5. Significance and Conclusion

Cognitive Parallel: The study provides strong evidence that LLM reasoning is not purely formal logic but is influenced by domain-specific mechanisms similar to human evolutionary adaptations for social exchange.
Error Characterization: The findings shift the understanding of LLM reasoning errors. Rather than a general desire to "confirm" a hypothesis, errors are better explained by a lexical matching bias and a difficulty in processing negation within conditional structures.
Implications for AI Safety: Since LLMs struggle with negation in conditional rules (a core component of logical reasoning), this poses risks for applications requiring strict adherence to rules (e.g., legal compliance, safety protocols).

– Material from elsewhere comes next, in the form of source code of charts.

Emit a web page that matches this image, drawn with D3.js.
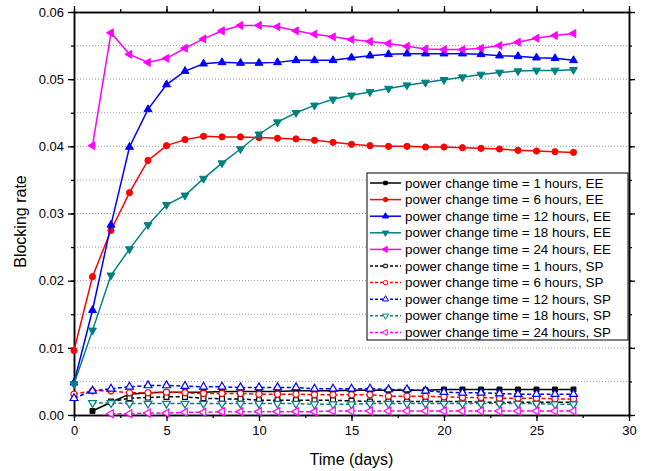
<!DOCTYPE html>
<html>
<head>
<meta charset="utf-8">
<script src="https://cdn.jsdelivr.net/npm/d3@7"></script>
<style>
  body { margin: 0; background: #fff; }
  svg { font-family: "Liberation Sans", Arial, sans-serif; }
</style>
</head>
<body>
<div id="chart"></div>
<script>
// Datos
const days = [0, 1, 2, 3, 4, 5, 6, 7, 8, 9, 10, 11, 12, 13, 14, 15, 16, 17, 18, 19, 20, 21, 22, 23, 24, 25, 26, 27];

const ee1 = [null, 0.0006, 0.0019, 0.0031, 0.0033, 0.0034, 0.0034, 0.0034, 0.0035, 0.0035, 0.0035, 0.0035, 0.0036, 0.0036, 0.0036, 0.0037, 0.0037, 0.0037, 0.0037, 0.0037, 0.0038, 0.0038, 0.0038, 0.0038, 0.0038, 0.0038, 0.0038, 0.0038];
const ee6 = [0.0096, 0.0206, 0.0275, 0.0331, 0.0379, 0.0401, 0.0410, 0.0415, 0.0414, 0.0414, 0.0413, 0.0412, 0.0411, 0.0409, 0.0406, 0.0403, 0.0401, 0.0400, 0.0400, 0.0399, 0.0399, 0.0398, 0.0397, 0.0396, 0.0394, 0.0393, 0.0392, 0.0391];
const ee12 = [0.0048, 0.0156, 0.0283, 0.0399, 0.0455, 0.0492, 0.0512, 0.0523, 0.0525, 0.0524, 0.0524, 0.0525, 0.0528, 0.0528, 0.0528, 0.0532, 0.0535, 0.0537, 0.0538, 0.0538, 0.0538, 0.0538, 0.0537, 0.0535, 0.0534, 0.0532, 0.0531, 0.0528];
const ee18 = [0.0046, 0.0126, 0.0208, 0.0247, 0.0283, 0.0313, 0.0327, 0.0352, 0.0375, 0.0396, 0.0418, 0.0436, 0.0450, 0.0461, 0.0470, 0.0476, 0.0481, 0.0486, 0.0491, 0.0495, 0.0499, 0.0503, 0.0507, 0.0510, 0.0512, 0.0513, 0.0513, 0.0514];
const ee24 = [null, 0.0401, 0.0569, 0.0537, 0.0525, 0.0531, 0.0546, 0.0560, 0.0572, 0.0580, 0.0580, 0.0578, 0.0572, 0.0567, 0.0563, 0.0559, 0.0556, 0.0553, 0.0549, 0.0545, 0.0544, 0.0544, 0.0546, 0.0550, 0.0555, 0.0561, 0.0565, 0.0568];

const sp1 = [null, null, 0.0020, 0.0025, 0.0026, 0.0027, 0.0027, 0.0025, 0.0024, 0.0024, 0.0022, 0.0022, 0.0022, 0.0022, 0.0022, 0.0021, 0.0020, 0.0020, 0.0020, 0.0020, 0.0020, 0.0020, 0.0019, 0.0019, 0.0019, 0.0019, 0.0019, 0.0019];
const sp6 = [0.0031, 0.0036, 0.0036, 0.0033, 0.0033, 0.0034, 0.0033, 0.0032, 0.0032, 0.0032, 0.0031, 0.0031, 0.0031, 0.0030, 0.0030, 0.0030, 0.0030, 0.0028, 0.0028, 0.0028, 0.0027, 0.0026, 0.0026, 0.0025, 0.0025, 0.0025, 0.0024, 0.0024];
const sp12 = [0.0025, 0.0036, 0.0039, 0.0042, 0.0044, 0.0044, 0.0043, 0.0042, 0.0042, 0.0041, 0.0041, 0.0041, 0.0041, 0.0039, 0.0039, 0.0039, 0.0039, 0.0038, 0.0038, 0.0036, 0.0034, 0.0033, 0.0033, 0.0032, 0.0031, 0.0031, 0.0031, 0.0031];
const sp18 = [null, 0.0018, 0.0018, 0.0017, 0.0017, 0.0017, 0.0017, 0.0017, 0.0017, 0.0017, 0.0017, 0.0017, 0.0017, 0.0016, 0.0016, 0.0016, 0.0017, 0.0017, 0.0017, 0.0017, 0.0017, 0.0017, 0.0017, 0.0017, 0.0017, 0.0017, 0.0016, 0.0016];
const sp24 = [null, null, 0.0002, 0.0002, 0.0003, 0.0003, 0.0004, 0.0004, 0.0005, 0.0005, 0.0005, 0.0005, 0.0005, 0.0005, 0.0006, 0.0006, 0.0006, 0.0006, 0.0006, 0.0006, 0.0006, 0.0006, 0.0006, 0.0006, 0.0006, 0.0006, 0.0006, 0.0006];

const seriesNames = [
	'power change time = 1 hours, EE',
	'power change time = 6 hours, EE',
	'power change time = 12 hours, EE',
	'power change time = 18 hours, EE',
	'power change time = 24 hours, EE',
	'power change time = 1 hours, SP',
	'power change time = 6 hours, SP',
	'power change time = 12 hours, SP',
	'power change time = 18 hours, SP',
	'power change time = 24 hours, SP',
];
const seriesValues = [ee1, ee6, ee12, ee18, ee24, sp1, sp6, sp12, sp18, sp24];
const seriesColors = ['#000000', '#ff0000', '#0000ff', '#008080', '#ff00ff'];
const seriesMarkers = ['square', 'circle', 'up', 'down', 'left'];

const xTicks = [0, 5, 10, 15, 20, 25, 30];
const yTicks = [0, 0.01, 0.02, 0.03, 0.04, 0.05, 0.06];

// Configuración del gráfico
const W = 648, H = 471;
const margin = { top: 12, right: 19, bottom: 56, left: 74 };
const width = W - margin.left - margin.right;
const height = H - margin.top - margin.bottom;

const svg = d3.select('#chart').append('svg')
	.attr('width', W)
	.attr('height', H);

const g = svg.append('g').attr('transform', `translate(${margin.left},${margin.top})`);

const x = d3.scaleLinear().domain([0, 30]).range([0, width]);
const y = d3.scaleLinear().domain([0, 0.06]).range([height, 0]);

// Líneas de cuadrícula punteadas
const gridVals = d3.range(1, 12).map((i) => i * 0.005);
g.selectAll('.grid').data(gridVals).enter().append('line')
	.attr('x1', 0).attr('x2', width)
	.attr('y1', (d) => y(d)).attr('y2', (d) => y(d))
	.attr('stroke', '#9a9a9a')
	.attr('stroke-width', 1)
	.attr('stroke-dasharray', '1,2');

// Ejes
const minorX = d3.range(0, 31, 2.5);
const minorY = d3.range(0, 13).map((i) => i * 0.005);

function styleAxis(sel) {
	sel.select('.domain').attr('stroke', '#000').attr('stroke-width', 1.5);
	sel.selectAll('.tick line').attr('stroke', '#000').attr('stroke-width', 1.3);
	sel.selectAll('text').attr('font-size', 13).attr('fill', '#000');
}

g.append('g').attr('transform', `translate(0,${height})`)
	.call(d3.axisBottom(x).tickValues(minorX).tickSize(3).tickFormat('').tickSizeOuter(0))
	.call(styleAxis);
g.append('g').attr('transform', `translate(0,${height})`)
	.call(d3.axisBottom(x).tickValues(xTicks).tickSize(6).tickFormat(d3.format('d')).tickSizeOuter(0).tickPadding(5))
	.call(styleAxis);
g.append('g').attr('transform', 'translate(0,0)')
	.call(d3.axisTop(x).tickValues(minorX).tickSize(3).tickFormat('').tickSizeOuter(0))
	.call(styleAxis);
g.append('g').attr('transform', 'translate(0,0)')
	.call(d3.axisTop(x).tickValues(xTicks).tickSize(6).tickFormat('').tickSizeOuter(0))
	.call(styleAxis);

g.append('g')
	.call(d3.axisLeft(y).tickValues(minorY).tickSize(3).tickFormat('').tickSizeOuter(0))
	.call(styleAxis);
g.append('g')
	.call(d3.axisLeft(y).tickValues(yTicks).tickSize(6).tickFormat(d3.format('.2f')).tickSizeOuter(0).tickPadding(4))
	.call(styleAxis);
g.append('g').attr('transform', `translate(${width},0)`)
	.call(d3.axisRight(y).tickValues(minorY).tickSize(3).tickFormat('').tickSizeOuter(0))
	.call(styleAxis);
g.append('g').attr('transform', `translate(${width},0)`)
	.call(d3.axisRight(y).tickValues(yTicks).tickSize(6).tickFormat('').tickSizeOuter(0))
	.call(styleAxis);

// Títulos de los ejes
svg.append('text')
	.attr('x', margin.left + width / 2)
	.attr('y', 465)
	.attr('text-anchor', 'middle')
	.attr('font-size', 16)
	.text('Time (days)');

svg.append('text')
	.attr('transform', `translate(26,${margin.top + height / 2 + 8}) rotate(-90)`)
	.attr('text-anchor', 'middle')
	.attr('font-size', 16)
	.text('Blocking rate');

// Marcadores
function markerPath(type, size) {
	if (type === 'square') return d3.symbol(d3.symbolSquare, size)();
	if (type === 'circle') return d3.symbol(d3.symbolCircle, size)();
	return d3.symbol(d3.symbolTriangle, size)();
}
const markerRotate = { square: 0, circle: 0, up: 0, down: 180, left: -90 };

function drawMarkers(sel, pts, type, color, filled) {
	const size = type === 'square' ? 24 : (type === 'circle' ? 30 : 27);
	sel.selectAll('path.m').data(pts).enter().append('path')
		.attr('class', 'm')
		.attr('d', markerPath(type, size))
		.attr('transform', (d) => `translate(${x(d.x)},${y(d.y)}) rotate(${markerRotate[type]})`)
		.attr('fill', filled ? color : '#fff')
		.attr('stroke', color)
		.attr('stroke-width', filled ? 1 : 1.2);
}

const line = d3.line()
	.defined((d) => d.y !== null)
	.x((d) => x(d.x))
	.y((d) => y(d.y));

seriesValues.forEach((vals, i) => {
	const isSP = i >= 5;
	const color = seriesColors[i % 5];
	const type = seriesMarkers[i % 5];
	const pts = days.map((d, j) => ({ x: d, y: vals[j] }));
	const sg = g.append('g');
	sg.append('path')
		.datum(pts)
		.attr('d', line)
		.attr('fill', 'none')
		.attr('stroke', color)
		.attr('stroke-width', 1.5)
		.attr('stroke-dasharray', isSP ? '4,2.5' : null);
	drawMarkers(sg, pts.filter((p) => p.y !== null), type, color, !isSP);
});

// Leyenda
const lgX = 367, lgY = 173, lgW = 261, lgH = 167, rowH = 16.6;
const legend = svg.append('g');
legend.append('rect')
	.attr('x', lgX).attr('y', lgY)
	.attr('width', lgW).attr('height', lgH)
	.attr('fill', '#fff')
	.attr('stroke', '#000')
	.attr('stroke-width', 1);

seriesNames.forEach((name, i) => {
	const isSP = i >= 5;
	const color = seriesColors[i % 5];
	const type = seriesMarkers[i % 5];
	const cy = lgY + 10 + i * rowH;
	const row = legend.append('g');
	row.append('line')
		.attr('x1', lgX + 3).attr('x2', lgX + 34)
		.attr('y1', cy).attr('y2', cy)
		.attr('stroke', color)
		.attr('stroke-width', 1.5)
		.attr('stroke-dasharray', isSP ? '3,2' : null);
	const size = type === 'square' ? 12 : (type === 'circle' ? 15 : 16);
	row.append('path')
		.attr('d', markerPath(type, size))
		.attr('transform', `translate(${lgX + 18.5},${cy}) rotate(${markerRotate[type]})`)
		.attr('fill', isSP ? '#fff' : color)
		.attr('stroke', color)
		.attr('stroke-width', 1);
	row.append('text')
		.attr('x', lgX + 38)
		.attr('y', cy + 4.5)
		.attr('font-size', 13.4)
		.text(name);
});
</script>
</body>
</html>
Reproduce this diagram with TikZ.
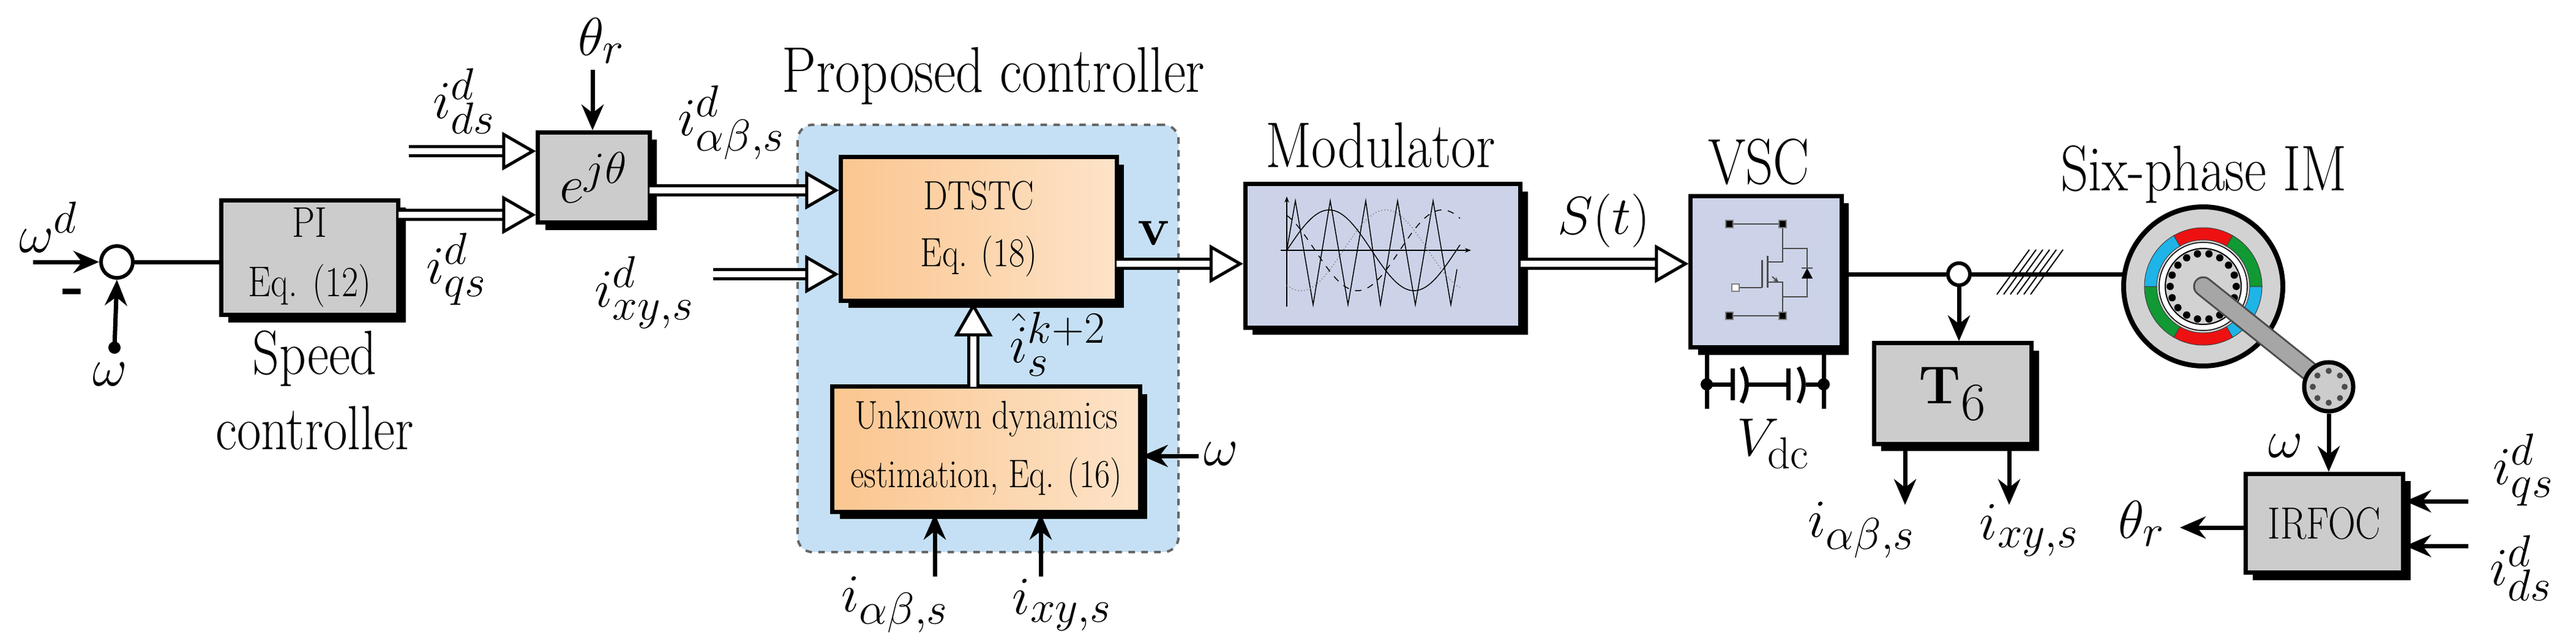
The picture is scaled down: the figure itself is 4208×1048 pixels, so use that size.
\documentclass[tikz,border=0pt]{standalone}
\usetikzlibrary{arrows.meta,shadows,calc}
\definecolor{bluebg}{HTML}{C5E0F5}
\definecolor{lav}{HTML}{CCD3E8}
\definecolor{org}{HTML}{FBC690}
\definecolor{orgl}{HTML}{FDE3C8}
\definecolor{cy}{HTML}{1EB4E8}
\definecolor{gr}{HTML}{119933}
\definecolor{rd}{HTML}{EE1111}
\newcommand{\nx}[1]{\scalebox{0.84}[1]{#1}}
\begin{document}
\begin{tikzpicture}[x=0.01cm,y=-0.01cm,
  box/.style={draw=black,line width=0.07cm,drop shadow={shadow xshift=0.12cm,shadow yshift=-0.12cm,opacity=1,fill=black},inner sep=0pt},
  gbox/.style={box,fill=gray!40},
  obox/.style={box,left color=org,middle color=white,right color=orgl,shading angle=90},
  arr/.style={line width=0.07cm,-{Stealth[length=0.42cm,width=0.36cm]}},
  dbl/.style={line width=0.05cm,double=white,double distance=0.1cm,-{Triangle[open,fill=white,length=0.55cm,width=0.62cm,line width=0.05cm]}},
  ln/.style={line width=0.07cm},
  mt/.style={font=\fontsize{28}{32}\selectfont},
  tt/.style={font=\fontsize{30}{34}\selectfont},
]
\useasboundingbox (0,0) rectangle (4208,1048);
\fill[white] (0,0) rectangle (4208,1048);
% blue region
\node[draw=gray!80!black,dashed,line width=0.04cm,fill=bluebg,rounded corners=0.25cm,minimum width=6.22cm,minimum height=6.98cm] (pc) at (1614,553) {};
\node[tt] (pclab) at (1623,124) {\nx{Proposed controller}};
% boxes
\node[gbox,minimum width=2.89cm,minimum height=1.87cm,align=center,font=\fontsize{20}{27.5}\selectfont] (PI) at (506,421) {\nx{PI}\\\nx{Eq. (12)}};
\node[gbox,minimum width=1.82cm,minimum height=1.47cm,font=\fontsize{32}{34}\selectfont] (ejt) at (970,290) {$e^{j\theta}$};
\node[obox,minimum width=4.5cm,minimum height=2.34cm,align=center,font=\fontsize{19}{26.5}\selectfont] (dt) at (1599,374) {\nx{DTSTC}\\\nx{Eq. (18)}};
\node[obox,minimum width=5.02cm,minimum height=2.04cm,align=center,font=\fontsize{18.5}{27.5}\selectfont] (ude) at (1611,734) {\nx{Unknown dynamics}\\\nx{estimation, Eq. (16)}};
\node[box,fill=lav,minimum width=4.49cm,minimum height=2.34cm] (mod) at (2259,418) {};
\node[box,fill=lav,minimum width=2.46cm,minimum height=2.47cm] (vsc) at (2885,444) {};
\node[gbox,minimum width=2.57cm,minimum height=1.64cm,font=\fontsize{34}{38}\selectfont] (t6) at (3190,643) {$\mathbf{T}_{\mathrm{6}}$};
\node[gbox,minimum width=2.57cm,minimum height=1.61cm,font=\fontsize{21}{22}\selectfont] (irf) at (3797,855) {\nx{IRFOC}};
% labels
\node[tt] at (2255,237) {\nx{Modulator}};
\node[tt] at (2873,264) {\nx{VSC}};
\node[tt] at (3600,285) {\nx{Six-phase IM}};
\node[tt,align=center,font=\fontsize{29}{35}\selectfont] at (514,638) {\nx{Speed}\\\nx{controller}};
% summing junction
\node[circle,draw,line width=0.06cm,fill=white,minimum size=0.52cm,inner sep=0pt] (sum) at (191,428) {};
\coordinate (wd) at (54,428);
\coordinate (w1) at (187,568);
\draw[arr] (wd) -- (sum.west);
\draw[arr] (w1) -- (sum.south);
\fill (w1) circle (10);
\node[mt] at (79,371) {$\omega^d$};
\node[font=\bfseries\fontsize{28}{28}\selectfont] at (120,485) {-};
\node[mt] at (180,612) {$\omega$};
\draw[ln] (sum.east) -- (sum.east -| PI.west);
% PI -> ejt
\coordinate (qs) at (651,351);
\draw[dbl] (qs) -- (qs -| ejt.west);
\node[mt] at (746,440) {$i^d_{qs}$};
\coordinate (ds) at (668,247);
\draw[dbl] (ds) -- (ds -| ejt.west);
\node[mt] at (758,165) {$i^d_{ds}$};
\coordinate (th) at (968,114);
\draw[arr] (th) -- (th |- ejt.north);
\node[mt] at (982,67) {$\theta_r$};
% ejt -> dtstc
\coordinate (ab) at (1061,311);
\draw[dbl] (ab) -- (ab -| dt.west);
\node[mt] at (1195,200) {$i^d_{\alpha\beta,s}$};
\coordinate (xy) at (1165,448);
\draw[dbl] (xy) -- (xy -| dt.west);
\node[mt] at (1053,478) {$i^d_{xy,s}$};
% dtstc -> mod
\coordinate (vv) at (1824,431);
\draw[dbl] (vv) -- (vv -| mod.west);
\node[font=\fontsize{28}{30}\selectfont] at (1885,381) {$\mathbf{v}$};
% ude -> dtstc
\coordinate (hat) at (1590,632);
\draw[dbl] (hat) -- (hat |- dt.south);
\node[mt] at (1728,562) {$\hat{i}_s^{k+2}$};
\coordinate (wu) at (1958,745);
\draw[arr] (wu) -- (wu -| ude.east);
\node[mt] at (1995,742) {$\omega$};
\coordinate (b1) at (1527,942);
\coordinate (b2) at (1700,942);
\draw[arr] (b1) -- (b1 |- ude.south);
\draw[arr] (b2) -- (b2 |- ude.south);
\node[mt] at (1462,988) {$i_{\alpha\beta,s}$};
\node[mt] at (1735,988) {$i_{xy,s}$};
% mod -> vsc
\coordinate (st) at (2484,431);
\draw[dbl] (st) -- (st -| vsc.west);
\node[mt] at (2620,361) {$S(t)$};
% modulator waveforms
\draw[line width=0.015cm,-{Stealth[length=0.1cm]}] (2102,501) -- (2102,321);
\draw[line width=0.015cm,-{Stealth[length=0.1cm]}] (2092,409) -- (2403,409);
\draw[line width=0.015cm] (2102,409) -- (2116,328) -- (2145,498) -- (2173,328) -- (2202,498) -- (2231,328) -- (2255,498) -- (2283,328) -- (2312,498) -- (2341,328) -- (2370,498) -- (2380,440);
\draw[line width=0.015cm,domain=0:283,samples=80] plot ({2102+\x},{409-66*sin(1.2996*\x)});
\draw[line width=0.015cm,dashed,domain=0:283,samples=80] plot ({2102+\x},{409-66*sin(1.2996*\x+120)});
\draw[line width=0.015cm,densely dotted,gray,domain=0:283,samples=80] plot ({2102+\x},{409-66*sin(1.2996*\x-120)});
% VSC interior
\begin{scope}[gray!60!black,line width=0.02cm]
\draw (2825,366) -- (2912,366) -- (2912,406) -- (2952,406) -- (2952,485) -- (2912,485) -- (2912,516) -- (2825,516);
\draw (2912,406) -- (2912,428) -- (2887,428);
\draw (2912,485) -- (2912,461) -- (2887,461);
\draw[line width=0.03cm] (2887,418) -- (2887,470);
\draw[line width=0.03cm] (2878,425) -- (2878,470);
\draw (2835,470) -- (2878,470);
\draw[-{Stealth[length=0.1cm]}] (2895,452) -- (2906,462);
\fill[black] (2952,438) -- (2943,455) -- (2961,455) -- cycle;
\draw (2943,438) -- (2961,438);
\end{scope}
\foreach \p in {(2825,366),(2912,366),(2825,516),(2912,516)} \filldraw[fill=black,draw=gray] \p ++(-6,-6) rectangle ++(12,12);
\filldraw[fill=white,draw=gray] (2835,470) ++(-6,-6) rectangle ++(12,12);
% dc link
\coordinate (c1) at (2788,568);
\coordinate (c2) at (2979,568);
\draw[ln] (c1) -- (2788,668);
\draw[ln] (c2) -- (2979,668);
\draw[ln] (2788,628) -- (2830,628) (2854,628) -- (2921,628) (2950,628) -- (2979,628);
\draw[ln] (2830,602) -- (2830,654) (2921,602) -- (2921,654);
\draw[ln] (2845,600) .. controls (2856,620) and (2856,636) .. (2845,658);
\draw[ln] (2938,600) .. controls (2949,620) and (2949,636) .. (2938,658);
\fill (2788,628) circle (10) (2979,628) circle (10);
\node[mt] at (2897,725) {$V_{\mathrm{dc}}$};
% motor
\coordinate (mc) at (3599,468);
\filldraw[fill=gray!35,line width=0.08cm] (mc) circle (130);
\foreach \a/\c in {0/cy,60/rd,120/gr,180/cy,240/rd,300/gr}
  \filldraw[fill=\c,draw=gray!50!black,line width=0.01cm] ($(mc)+(\a:96)$) arc[start angle=\a,end angle=\a+60,radius=96] -- ($(mc)+(\a+60:76)$) arc[start angle=\a+60,end angle=\a,radius=76] -- cycle;
\filldraw[fill=white,draw=black,line width=0.015cm] (mc) circle (72);
\filldraw[fill=gray!35,draw=black,line width=0.02cm] (mc) circle (62);
\foreach \a in {0,20,...,340} \fill ($(mc)+(\a:54)$) circle (6);
\coordinate (enc) at (3804,632);
\draw[line width=0.33cm,black!70,line cap=round] (mc) -- (enc);
\draw[line width=0.27cm,gray!70,line cap=round] (mc) -- (enc);
\node[circle,draw,line width=0.07cm,fill=gray!40,minimum size=0.8cm,inner sep=0pt] (en) at (enc) {};
\foreach \a in {0,45,...,315} \fill[black!70] ($(enc)+(\a:26)$) circle (5);
\draw[arr] (en.south) -- (irf.north -| en.south);
\node[mt] at (3734,729) {$\omega$};
% vsc -> motor
\node[circle,draw,line width=0.06cm,fill=white,minimum size=0.36cm,inner sep=0pt] (node) at (3200,448) {};
\draw[ln] (vsc.east |- node) -- (node.west);
\draw[ln] (node.east) -- (3470,448);
\foreach \i in {0,...,5} \draw[line width=0.02cm] (3262+\i*11,481) -- (3315+\i*11,408);
\draw[arr] (node.south) -- (node |- t6.north);
\coordinate (o1) at (3112,825);
\coordinate (o2) at (3282,825);
\draw[arr] (o1 |- t6.south) -- (o1);
\draw[arr] (o2 |- t6.south) -- (o2);
\node[mt] at (3041,866) {$i_{\alpha\beta,s}$};
\node[mt] at (3315,866) {$i_{xy,s}$};
% irfoc
\coordinate (thr) at (3561,862);
\draw[arr] (irf.west |- thr) -- (thr);
\node[mt] at (3498,856) {$\theta_r$};
\coordinate (q1) at (4032,819);
\coordinate (q2) at (4032,892);
\draw[arr] (q1) -- (q1 -| irf.east);
\draw[arr] (q2) -- (q2 -| irf.east);
\node[mt] at (4122,768) {$i^d_{qs}$};
\node[mt] at (4118,928) {$i^d_{ds}$};
\end{tikzpicture}
\end{document}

Future Directions: The authors suggest future work should explore the mechanistic origins of these biases (e.g., training data distribution vs. architectural inductive biases) and extend this modality-based framework to other reasoning tasks beyond the Wason Selection Task.

In summary, the paper demonstrates that while LLMs are improving at reasoning, they still mirror human cognitive limitations: they excel in normative (deontic) contexts but struggle with abstract logic, and their errors are driven by a tendency to match surface-level lexical features rather than deep logical structures.